The price cuts, ranging up to $5,500 on various F-150 Lightning models, sent shockwaves through the market. Investors interpreted this as a sign that Ford might be struggling to move inventory, potentially due to softening consumer demand. This concern is particularly relevant considering the recent rise in gas prices, which might make gas-powered trucks more attractive in the short term.
The fallout wasn’t limited to Ford. With the exception of Tesla, the price cuts triggered a wave of selling across the EV sector. Companies like Rivian, Lucid, Nio, and Nikola all saw their stock prices tumble significantly. This suggests that investors are worried about a potential price war erupting in the EV market, which could significantly erode profitability for these companies.

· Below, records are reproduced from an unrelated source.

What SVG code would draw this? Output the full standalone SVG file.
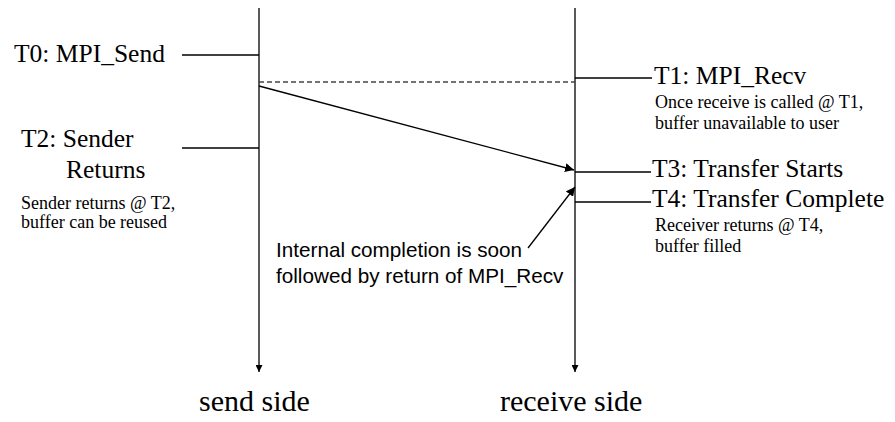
<svg xmlns="http://www.w3.org/2000/svg" width="895" height="422" viewBox="0 0 895 422">
  <style>
    .ln { stroke: #000; stroke-width: 1.3; fill: none; }
    .dash { stroke: #444; stroke-width: 1.3; stroke-dasharray: 5 3; fill: none; }
    .lbl { font-family: "Liberation Serif", "Times New Roman", serif; font-size: 25.5px; fill: #000; }
    .note { font-family: "Liberation Serif", "Times New Roman", serif; font-size: 18px; fill: #000; }
    .cap { font-family: "Liberation Serif", "Times New Roman", serif; font-size: 30px; fill: #000; }
    .sans { font-family: "Liberation Sans", Arial, sans-serif; font-size: 20.7px; fill: #000; }
  </style>
  <defs>
    <marker id="head" viewBox="0 0 10 10" refX="10" refY="5" markerWidth="7" markerHeight="7" markerUnits="userSpaceOnUse" orient="auto">
      <path d="M0,0 L10,5 L0,10 z" fill="#000"/>
    </marker>
    <marker id="headL" viewBox="0 0 10 10" refX="10" refY="5" markerWidth="9" markerHeight="9" markerUnits="userSpaceOnUse" orient="auto">
      <path d="M0,0 L10,5 L0,10 z" fill="#000"/>
    </marker>
  </defs>

  <g id="connectors">
    <!-- timelines -->
    <line class="ln" x1="259" y1="8" x2="259" y2="372" marker-end="url(#head)"/>
    <line class="ln" x1="575" y1="8" x2="575" y2="372" marker-end="url(#head)"/>
    <!-- event ticks -->
    <line class="ln" x1="182" y1="55" x2="259" y2="55"/>
    <line class="ln" x1="182" y1="148" x2="259" y2="148"/>
    <line class="ln" x1="575" y1="78" x2="652" y2="78"/>
    <line class="ln" x1="575" y1="172" x2="651" y2="172"/>
    <line class="ln" x1="575" y1="202" x2="651" y2="202"/>
    <!-- receive posted -->
    <line class="dash" x1="259" y1="82" x2="575" y2="82"/>
    <!-- message transfer -->
    <line class="ln" x1="259" y1="86" x2="574" y2="170" marker-end="url(#headL)"/>
    <!-- completion pointer -->
    <line class="ln" x1="528" y1="248" x2="575" y2="187" marker-end="url(#headL)"/>
  </g>

  <g id="send-events">
    <text class="lbl" x="14" y="62">T0: MPI_Send</text>
    <text class="lbl" x="21" y="147">T2: Sender</text>
    <text class="lbl" x="66" y="178">Returns</text>
    <text class="note" x="21" y="209">Sender returns @ T2,</text>
    <text class="note" x="21" y="228">buffer can be reused</text>
  </g>

  <g id="recv-events">
    <text class="lbl" x="654" y="84">T1: MPI_Recv</text>
    <text class="note" x="655" y="108">Once receive is called @ T1,</text>
    <text class="note" x="655" y="129">buffer unavailable to user</text>
    <text class="lbl" x="652" y="177">T3: Transfer Starts</text>
    <text class="lbl" x="652" y="207">T4: Transfer Complete</text>
    <text class="note" x="655" y="231">Receiver returns @ T4,</text>
    <text class="note" x="655" y="252">buffer filled</text>
  </g>

  <g id="completion-note">
    <text class="sans" x="276" y="257">Internal completion is soon</text>
    <text class="sans" x="276" y="283">followed by return of MPI_Recv</text>
  </g>

  <g id="axis-labels">
    <text class="cap" x="199" y="411">send side</text>
    <text class="cap" x="500" y="411">receive side</text>
  </g>
</svg>
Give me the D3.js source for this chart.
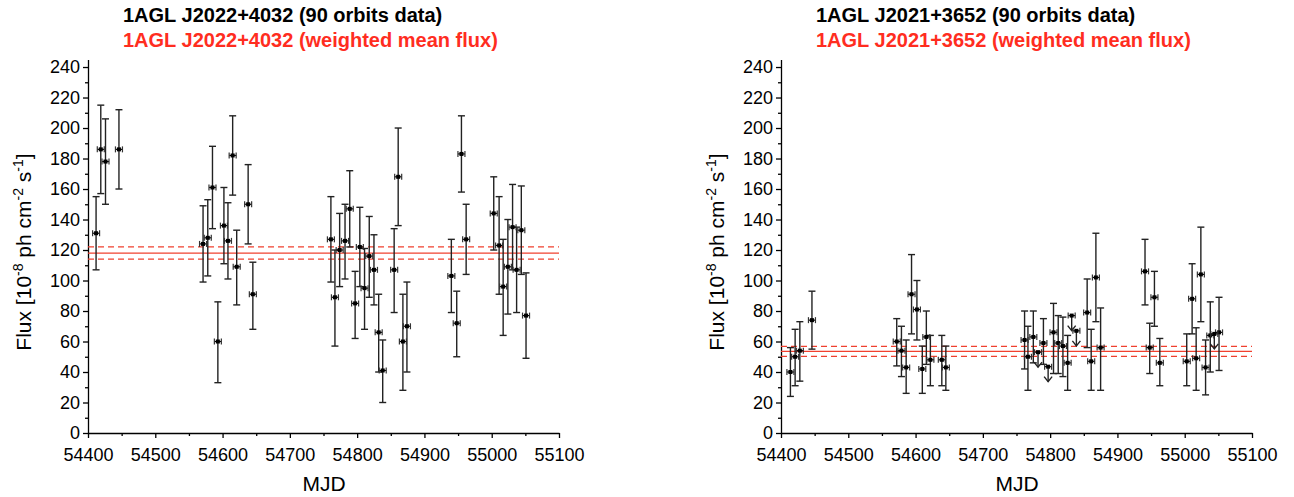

While Ford’s move might be specific to their own situation – perhaps needing to clear out stock due to a production issue or address high inventory levels – it raises broader questions about the current state of EV adoption. High sticker prices and a lack of robust charging infrastructure remain hurdles for widespread EV acceptance.
The industry is still in its early stages, and competition is fierce. Established automakers like Ford are increasingly entering the fray, challenging startups like Rivian and Lucid. This price cut by Ford could be a strategic move to gain a foothold in the lucrative electric truck market.
However, investors are understandably nervous. The EV sector has been a hotbed for growth, but this price cut throws cold water on the idea of easy profits. The coming months will be crucial in determining whether this is a temporary blip or a sign of a more fundamental shift in the EV market.